What you are asked to do:
Send back the entries below exactly as they appear.

Provided records:

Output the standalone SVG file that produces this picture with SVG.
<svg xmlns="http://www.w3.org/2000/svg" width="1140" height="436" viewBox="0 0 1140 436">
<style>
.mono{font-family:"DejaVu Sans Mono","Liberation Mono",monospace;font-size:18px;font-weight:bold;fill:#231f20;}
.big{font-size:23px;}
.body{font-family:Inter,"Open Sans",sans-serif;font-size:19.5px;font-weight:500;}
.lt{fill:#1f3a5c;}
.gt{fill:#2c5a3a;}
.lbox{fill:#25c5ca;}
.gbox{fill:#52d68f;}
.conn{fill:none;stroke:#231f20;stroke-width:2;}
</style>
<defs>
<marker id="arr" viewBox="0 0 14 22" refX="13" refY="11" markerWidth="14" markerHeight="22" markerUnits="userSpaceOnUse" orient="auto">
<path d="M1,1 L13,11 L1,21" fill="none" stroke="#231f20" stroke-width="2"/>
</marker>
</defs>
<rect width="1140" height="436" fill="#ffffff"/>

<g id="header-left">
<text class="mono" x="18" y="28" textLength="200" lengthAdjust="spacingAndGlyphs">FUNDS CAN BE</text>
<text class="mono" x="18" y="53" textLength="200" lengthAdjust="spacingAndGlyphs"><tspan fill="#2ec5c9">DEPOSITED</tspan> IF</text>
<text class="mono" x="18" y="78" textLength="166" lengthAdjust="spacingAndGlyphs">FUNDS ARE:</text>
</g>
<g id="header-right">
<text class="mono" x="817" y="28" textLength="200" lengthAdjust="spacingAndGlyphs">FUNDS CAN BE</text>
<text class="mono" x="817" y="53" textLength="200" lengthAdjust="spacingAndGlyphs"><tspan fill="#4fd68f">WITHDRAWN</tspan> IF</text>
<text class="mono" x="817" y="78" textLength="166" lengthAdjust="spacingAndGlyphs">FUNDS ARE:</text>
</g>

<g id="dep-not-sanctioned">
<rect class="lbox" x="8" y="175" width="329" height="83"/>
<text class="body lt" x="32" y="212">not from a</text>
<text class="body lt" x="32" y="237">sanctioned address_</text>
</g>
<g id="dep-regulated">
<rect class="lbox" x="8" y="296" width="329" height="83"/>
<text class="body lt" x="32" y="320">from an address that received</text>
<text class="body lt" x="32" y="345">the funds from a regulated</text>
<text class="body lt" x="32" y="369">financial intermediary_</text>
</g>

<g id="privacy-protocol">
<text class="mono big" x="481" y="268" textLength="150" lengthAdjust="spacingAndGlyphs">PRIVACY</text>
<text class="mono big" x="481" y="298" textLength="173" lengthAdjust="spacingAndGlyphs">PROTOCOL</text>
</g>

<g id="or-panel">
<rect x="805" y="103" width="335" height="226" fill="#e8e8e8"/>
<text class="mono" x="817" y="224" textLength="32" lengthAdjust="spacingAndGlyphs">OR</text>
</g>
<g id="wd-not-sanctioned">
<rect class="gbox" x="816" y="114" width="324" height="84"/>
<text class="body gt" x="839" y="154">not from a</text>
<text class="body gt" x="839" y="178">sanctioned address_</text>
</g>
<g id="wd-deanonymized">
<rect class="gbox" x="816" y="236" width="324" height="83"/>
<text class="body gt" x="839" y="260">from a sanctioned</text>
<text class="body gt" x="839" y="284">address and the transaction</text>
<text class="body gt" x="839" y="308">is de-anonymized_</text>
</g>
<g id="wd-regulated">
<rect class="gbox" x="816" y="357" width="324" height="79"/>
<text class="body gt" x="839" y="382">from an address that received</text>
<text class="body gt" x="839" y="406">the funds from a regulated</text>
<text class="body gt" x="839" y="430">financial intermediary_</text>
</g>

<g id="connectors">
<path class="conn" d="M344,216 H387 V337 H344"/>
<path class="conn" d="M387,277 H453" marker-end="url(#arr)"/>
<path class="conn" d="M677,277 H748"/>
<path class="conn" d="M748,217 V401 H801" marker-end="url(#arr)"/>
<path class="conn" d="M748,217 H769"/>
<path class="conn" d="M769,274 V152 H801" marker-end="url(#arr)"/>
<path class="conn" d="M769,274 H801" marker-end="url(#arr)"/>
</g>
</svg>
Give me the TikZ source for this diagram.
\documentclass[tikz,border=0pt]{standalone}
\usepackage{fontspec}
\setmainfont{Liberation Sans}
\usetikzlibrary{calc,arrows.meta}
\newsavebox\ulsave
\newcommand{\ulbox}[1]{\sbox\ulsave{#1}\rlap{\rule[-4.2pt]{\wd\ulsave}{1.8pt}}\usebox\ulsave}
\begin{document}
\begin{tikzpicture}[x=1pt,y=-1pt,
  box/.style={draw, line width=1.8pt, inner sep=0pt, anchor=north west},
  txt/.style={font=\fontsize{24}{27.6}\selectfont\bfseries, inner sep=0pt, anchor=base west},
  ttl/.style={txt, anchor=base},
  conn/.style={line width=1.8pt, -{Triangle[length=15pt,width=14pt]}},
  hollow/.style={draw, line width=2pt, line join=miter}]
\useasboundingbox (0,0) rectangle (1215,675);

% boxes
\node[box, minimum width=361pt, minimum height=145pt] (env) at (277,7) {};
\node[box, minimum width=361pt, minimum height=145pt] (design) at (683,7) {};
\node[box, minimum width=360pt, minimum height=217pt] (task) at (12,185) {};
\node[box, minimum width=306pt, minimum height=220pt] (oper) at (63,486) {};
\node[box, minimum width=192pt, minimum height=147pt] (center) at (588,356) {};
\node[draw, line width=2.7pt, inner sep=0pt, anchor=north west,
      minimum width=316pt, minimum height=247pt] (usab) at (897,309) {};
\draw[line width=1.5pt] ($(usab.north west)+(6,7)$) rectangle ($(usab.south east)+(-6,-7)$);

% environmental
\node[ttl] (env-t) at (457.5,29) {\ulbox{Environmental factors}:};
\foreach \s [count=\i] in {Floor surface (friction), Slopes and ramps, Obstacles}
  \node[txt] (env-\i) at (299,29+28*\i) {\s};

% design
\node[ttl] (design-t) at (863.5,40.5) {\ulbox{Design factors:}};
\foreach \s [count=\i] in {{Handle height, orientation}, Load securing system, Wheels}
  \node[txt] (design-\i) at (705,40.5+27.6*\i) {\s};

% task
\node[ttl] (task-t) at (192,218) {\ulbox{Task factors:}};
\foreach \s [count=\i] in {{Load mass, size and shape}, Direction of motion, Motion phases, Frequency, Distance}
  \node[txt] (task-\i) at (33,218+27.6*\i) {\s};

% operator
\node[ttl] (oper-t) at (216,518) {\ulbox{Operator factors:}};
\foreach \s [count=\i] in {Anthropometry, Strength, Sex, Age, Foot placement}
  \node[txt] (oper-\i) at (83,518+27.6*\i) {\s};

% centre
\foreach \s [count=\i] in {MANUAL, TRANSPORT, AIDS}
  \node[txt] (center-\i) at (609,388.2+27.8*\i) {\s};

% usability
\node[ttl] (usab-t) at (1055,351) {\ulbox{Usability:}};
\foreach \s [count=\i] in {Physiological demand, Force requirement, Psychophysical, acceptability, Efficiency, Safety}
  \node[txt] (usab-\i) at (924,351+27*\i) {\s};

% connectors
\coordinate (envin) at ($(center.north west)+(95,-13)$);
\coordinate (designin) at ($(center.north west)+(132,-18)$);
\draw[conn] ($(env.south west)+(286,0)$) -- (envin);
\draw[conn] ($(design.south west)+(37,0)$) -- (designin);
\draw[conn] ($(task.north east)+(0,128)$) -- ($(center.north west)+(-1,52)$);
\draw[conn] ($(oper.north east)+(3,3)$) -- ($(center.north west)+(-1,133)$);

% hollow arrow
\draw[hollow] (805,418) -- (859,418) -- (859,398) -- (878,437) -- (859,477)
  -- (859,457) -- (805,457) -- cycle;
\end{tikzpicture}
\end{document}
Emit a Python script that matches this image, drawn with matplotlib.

Answer to this exercise:
Output the standalone SVG file that produces this picture with SVG.
<svg xmlns="http://www.w3.org/2000/svg" width="1140" height="436" viewBox="0 0 1140 436">
<style>
.mono{font-family:"DejaVu Sans Mono","Liberation Mono",monospace;font-size:18px;font-weight:bold;fill:#231f20;}
.big{font-size:23px;}
.body{font-family:Inter,"Open Sans",sans-serif;font-size:19.5px;font-weight:500;}
.lt{fill:#1f3a5c;}
.gt{fill:#2c5a3a;}
.lbox{fill:#25c5ca;}
.gbox{fill:#52d68f;}
.conn{fill:none;stroke:#231f20;stroke-width:2;}
</style>
<defs>
<marker id="arr" viewBox="0 0 14 22" refX="13" refY="11" markerWidth="14" markerHeight="22" markerUnits="userSpaceOnUse" orient="auto">
<path d="M1,1 L13,11 L1,21" fill="none" stroke="#231f20" stroke-width="2"/>
</marker>
</defs>
<rect width="1140" height="436" fill="#ffffff"/>

<g id="header-left">
<text class="mono" x="18" y="28" textLength="200" lengthAdjust="spacingAndGlyphs">FUNDS CAN BE</text>
<text class="mono" x="18" y="53" textLength="200" lengthAdjust="spacingAndGlyphs"><tspan fill="#2ec5c9">DEPOSITED</tspan> IF</text>
<text class="mono" x="18" y="78" textLength="166" lengthAdjust="spacingAndGlyphs">FUNDS ARE:</text>
</g>
<g id="header-right">
<text class="mono" x="817" y="28" textLength="200" lengthAdjust="spacingAndGlyphs">FUNDS CAN BE</text>
<text class="mono" x="817" y="53" textLength="200" lengthAdjust="spacingAndGlyphs"><tspan fill="#4fd68f">WITHDRAWN</tspan> IF</text>
<text class="mono" x="817" y="78" textLength="166" lengthAdjust="spacingAndGlyphs">FUNDS ARE:</text>
</g>

<g id="dep-not-sanctioned">
<rect class="lbox" x="8" y="175" width="329" height="83"/>
<text class="body lt" x="32" y="212">not from a</text>
<text class="body lt" x="32" y="237">sanctioned address_</text>
</g>
<g id="dep-regulated">
<rect class="lbox" x="8" y="296" width="329" height="83"/>
<text class="body lt" x="32" y="320">from an address that received</text>
<text class="body lt" x="32" y="345">the funds from a regulated</text>
<text class="body lt" x="32" y="369">financial intermediary_</text>
</g>

<g id="privacy-protocol">
<text class="mono big" x="481" y="268" textLength="150" lengthAdjust="spacingAndGlyphs">PRIVACY</text>
<text class="mono big" x="481" y="298" textLength="173" lengthAdjust="spacingAndGlyphs">PROTOCOL</text>
</g>

<g id="or-panel">
<rect x="805" y="103" width="335" height="226" fill="#e8e8e8"/>
<text class="mono" x="817" y="224" textLength="32" lengthAdjust="spacingAndGlyphs">OR</text>
</g>
<g id="wd-not-sanctioned">
<rect class="gbox" x="816" y="114" width="324" height="84"/>
<text class="body gt" x="839" y="154">not from a</text>
<text class="body gt" x="839" y="178">sanctioned address_</text>
</g>
<g id="wd-deanonymized">
<rect class="gbox" x="816" y="236" width="324" height="83"/>
<text class="body gt" x="839" y="260">from a sanctioned</text>
<text class="body gt" x="839" y="284">address and the transaction</text>
<text class="body gt" x="839" y="308">is de-anonymized_</text>
</g>
<g id="wd-regulated">
<rect class="gbox" x="816" y="357" width="324" height="79"/>
<text class="body gt" x="839" y="382">from an address that received</text>
<text class="body gt" x="839" y="406">the funds from a regulated</text>
<text class="body gt" x="839" y="430">financial intermediary_</text>
</g>

<g id="connectors">
<path class="conn" d="M344,216 H387 V337 H344"/>
<path class="conn" d="M387,277 H453" marker-end="url(#arr)"/>
<path class="conn" d="M677,277 H748"/>
<path class="conn" d="M748,217 V401 H801" marker-end="url(#arr)"/>
<path class="conn" d="M748,217 H769"/>
<path class="conn" d="M769,274 V152 H801" marker-end="url(#arr)"/>
<path class="conn" d="M769,274 H801" marker-end="url(#arr)"/>
</g>
</svg>
Give me the TikZ source for this diagram.
\documentclass[tikz,border=0pt]{standalone}
\usepackage{fontspec}
\setmainfont{Liberation Sans}
\usetikzlibrary{calc,arrows.meta}
\newsavebox\ulsave
\newcommand{\ulbox}[1]{\sbox\ulsave{#1}\rlap{\rule[-4.2pt]{\wd\ulsave}{1.8pt}}\usebox\ulsave}
\begin{document}
\begin{tikzpicture}[x=1pt,y=-1pt,
  box/.style={draw, line width=1.8pt, inner sep=0pt, anchor=north west},
  txt/.style={font=\fontsize{24}{27.6}\selectfont\bfseries, inner sep=0pt, anchor=base west},
  ttl/.style={txt, anchor=base},
  conn/.style={line width=1.8pt, -{Triangle[length=15pt,width=14pt]}},
  hollow/.style={draw, line width=2pt, line join=miter}]
\useasboundingbox (0,0) rectangle (1215,675);

% boxes
\node[box, minimum width=361pt, minimum height=145pt] (env) at (277,7) {};
\node[box, minimum width=361pt, minimum height=145pt] (design) at (683,7) {};
\node[box, minimum width=360pt, minimum height=217pt] (task) at (12,185) {};
\node[box, minimum width=306pt, minimum height=220pt] (oper) at (63,486) {};
\node[box, minimum width=192pt, minimum height=147pt] (center) at (588,356) {};
\node[draw, line width=2.7pt, inner sep=0pt, anchor=north west,
      minimum width=316pt, minimum height=247pt] (usab) at (897,309) {};
\draw[line width=1.5pt] ($(usab.north west)+(6,7)$) rectangle ($(usab.south east)+(-6,-7)$);

% environmental
\node[ttl] (env-t) at (457.5,29) {\ulbox{Environmental factors}:};
\foreach \s [count=\i] in {Floor surface (friction), Slopes and ramps, Obstacles}
  \node[txt] (env-\i) at (299,29+28*\i) {\s};

% design
\node[ttl] (design-t) at (863.5,40.5) {\ulbox{Design factors:}};
\foreach \s [count=\i] in {{Handle height, orientation}, Load securing system, Wheels}
  \node[txt] (design-\i) at (705,40.5+27.6*\i) {\s};

% task
\node[ttl] (task-t) at (192,218) {\ulbox{Task factors:}};
\foreach \s [count=\i] in {{Load mass, size and shape}, Direction of motion, Motion phases, Frequency, Distance}
  \node[txt] (task-\i) at (33,218+27.6*\i) {\s};

% operator
\node[ttl] (oper-t) at (216,518) {\ulbox{Operator factors:}};
\foreach \s [count=\i] in {Anthropometry, Strength, Sex, Age, Foot placement}
  \node[txt] (oper-\i) at (83,518+27.6*\i) {\s};

% centre
\foreach \s [count=\i] in {MANUAL, TRANSPORT, AIDS}
  \node[txt] (center-\i) at (609,388.2+27.8*\i) {\s};

% usability
\node[ttl] (usab-t) at (1055,351) {\ulbox{Usability:}};
\foreach \s [count=\i] in {Physiological demand, Force requirement, Psychophysical, acceptability, Efficiency, Safety}
  \node[txt] (usab-\i) at (924,351+27*\i) {\s};

% connectors
\coordinate (envin) at ($(center.north west)+(95,-13)$);
\coordinate (designin) at ($(center.north west)+(132,-18)$);
\draw[conn] ($(env.south west)+(286,0)$) -- (envin);
\draw[conn] ($(design.south west)+(37,0)$) -- (designin);
\draw[conn] ($(task.north east)+(0,128)$) -- ($(center.north west)+(-1,52)$);
\draw[conn] ($(oper.north east)+(3,3)$) -- ($(center.north west)+(-1,133)$);

% hollow arrow
\draw[hollow] (805,418) -- (859,418) -- (859,398) -- (878,437) -- (859,477)
  -- (859,457) -- (805,457) -- cycle;
\end{tikzpicture}
\end{document}
Emit a Python script that matches this image, drawn with matplotlib.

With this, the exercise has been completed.